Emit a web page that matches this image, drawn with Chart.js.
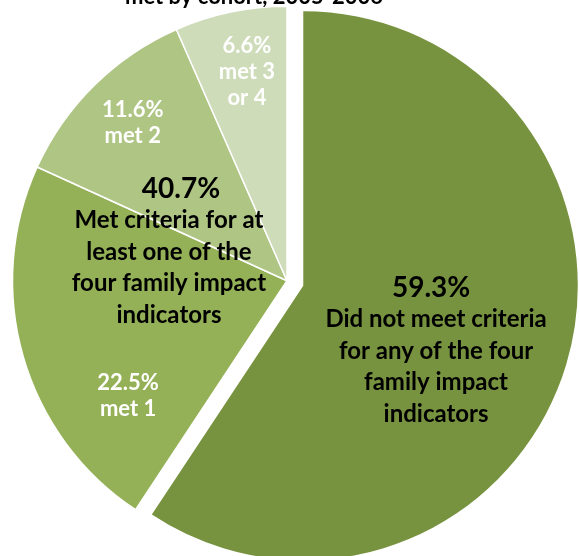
<!DOCTYPE html>
<html>
<head>
<meta charset="utf-8">
<script src="https://cdn.jsdelivr.net/npm/chart.js@4.4.1/dist/chart.umd.min.js"></script>
<style>
  html, body { margin: 0; padding: 0; background: #fff; overflow: hidden; }
  body { width: 579px; height: 556px; position: relative; }
  #wrap { position: absolute; left: 0; top: 0; width: 579px; height: 556px; }
</style>
</head>
<body>
<div id="wrap"><canvas id="pieChart"></canvas></div>
<script>
// chart data
var titleText = 'met by cohort, 2005-2006';
var categories = ['Did not meet criteria for any of the four family impact indicators', 'met 1', 'met 2', 'met 3 or 4'];
var shares = [59.3, 22.5, 11.6, 6.6];
var sliceColors = ['#78933F', '#94B157', '#AFC584', '#CFDCBA'];
var sliceLines = [
  ['Did not meet criteria', 'for any of the four', 'family impact', 'indicators'],
  ['met 1'],
  ['met 2'],
  ['met 3', 'or 4']
];
var groupLines = ['Met criteria for at', 'least one of the', 'four family impact', 'indicators'];

var groupShare = shares[1] + shares[2] + shares[3];

// how far the big slice is pulled out
var pullOut = 17;

// where each text block sits, as fractions of the radius from the pie centre
var textSpots = [
  { dx: 0.543, dy: 0.060, color: '#000', big: true, pctShift: -5 },
  { dx: -0.579, dy: 0.399, color: '#fff' },
  { dx: -0.562, dy: -0.596, color: '#fff' },
  { dx: -0.146, dy: -0.830, color: '#fff' }
];
var groupSpot = { dx: -0.430, dy: -0.301, pctShift: 12 };

var FONT = 'Lato, "Open Sans", sans-serif';

function drawBlock(ctx, x, y, pct, lines, big, color, pctShift) {
  ctx.fillStyle = color;
  ctx.textAlign = 'center';
  ctx.textBaseline = 'alphabetic';
  if (big) {
    ctx.font = 'bold 28px ' + FONT;
    ctx.fillText(pct, x + (pctShift || 0), y);
    ctx.font = 'bold 24px ' + FONT;
    for (var i = 0; i < lines.length; i++) {
      ctx.fillText(lines[i], x, y + 30 + i * 31.5);
    }
  } else {
    ctx.font = 'bold 22px ' + FONT;
    ctx.fillText(pct, x, y);
    for (var j = 0; j < lines.length; j++) {
      ctx.fillText(lines[j], x, y + 26 * (j + 1));
    }
  }
}

// pull the first slice away from the centre without growing it
var explode = {
  id: 'explode',
  beforeDatasetsDraw: function(chart) {
    var arc = chart.getDatasetMeta(0).data[0];
    if (!arc || arc._pulled) return;
    var origDraw = arc.draw;
    arc.draw = function(ctx, area) {
      var h = (this.startAngle + this.endAngle) / 2;
      ctx.save();
      ctx.translate(Math.cos(h) * pullOut, Math.sin(h) * pullOut);
      origDraw.call(this, ctx, area);
      ctx.restore();
    };
    arc._pulled = true;
  }
};

var pieText = {
  id: 'pieText',
  afterDatasetsDraw: function(chart) {
    var ctx = chart.ctx;
    var arcs = chart.getDatasetMeta(0).data;
    ctx.save();
    for (var i = 0; i < arcs.length; i++) {
      var a = arcs[i];
      var r = a.outerRadius;
      var s = textSpots[i];
      drawBlock(ctx, a.x + s.dx * r, a.y + s.dy * r, shares[i].toFixed(1) + '%', sliceLines[i], s.big, s.color, s.pctShift);
    }
    var c = arcs[0];
    drawBlock(ctx, c.x + groupSpot.dx * c.outerRadius, c.y + groupSpot.dy * c.outerRadius,
      groupShare.toFixed(1) + '%', groupLines, true, '#000', groupSpot.pctShift);

    // title, mostly cut off by the top edge
    ctx.font = 'bold 22px ' + FONT;
    ctx.fillStyle = '#000';
    ctx.textAlign = 'center';
    ctx.fillText(titleText, 254, 4);
    ctx.restore();
  }
};

var ctx = document.getElementById('pieChart');

var pieChart = new Chart(ctx, {
  type: 'pie',
  data: {
    labels: categories,
    datasets: [{
      data: shares,
      backgroundColor: sliceColors,
      borderColor: '#ffffff',
      borderWidth: [0, 1.5, 1.5, 1.5]
    }]
  },
  options: {
    responsive: true,
    maintainAspectRatio: false,
    animation: false,
    layout: { padding: { top: 5.5, bottom: 0, left: 0, right: 5 } },
    plugins: {
      legend: { display: false },
      title: { display: false },
      tooltip: { enabled: false }
    }
  },
  plugins: [explode, pieText]
});
</script>
</body>
</html>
####
Copy every line of the data that holds the string "this".

Emit a web page that matches this image, drawn with Chart.js.
      var h = (this.startAngle + this.endAngle) / 2;
      origDraw.call(this, ctx, area);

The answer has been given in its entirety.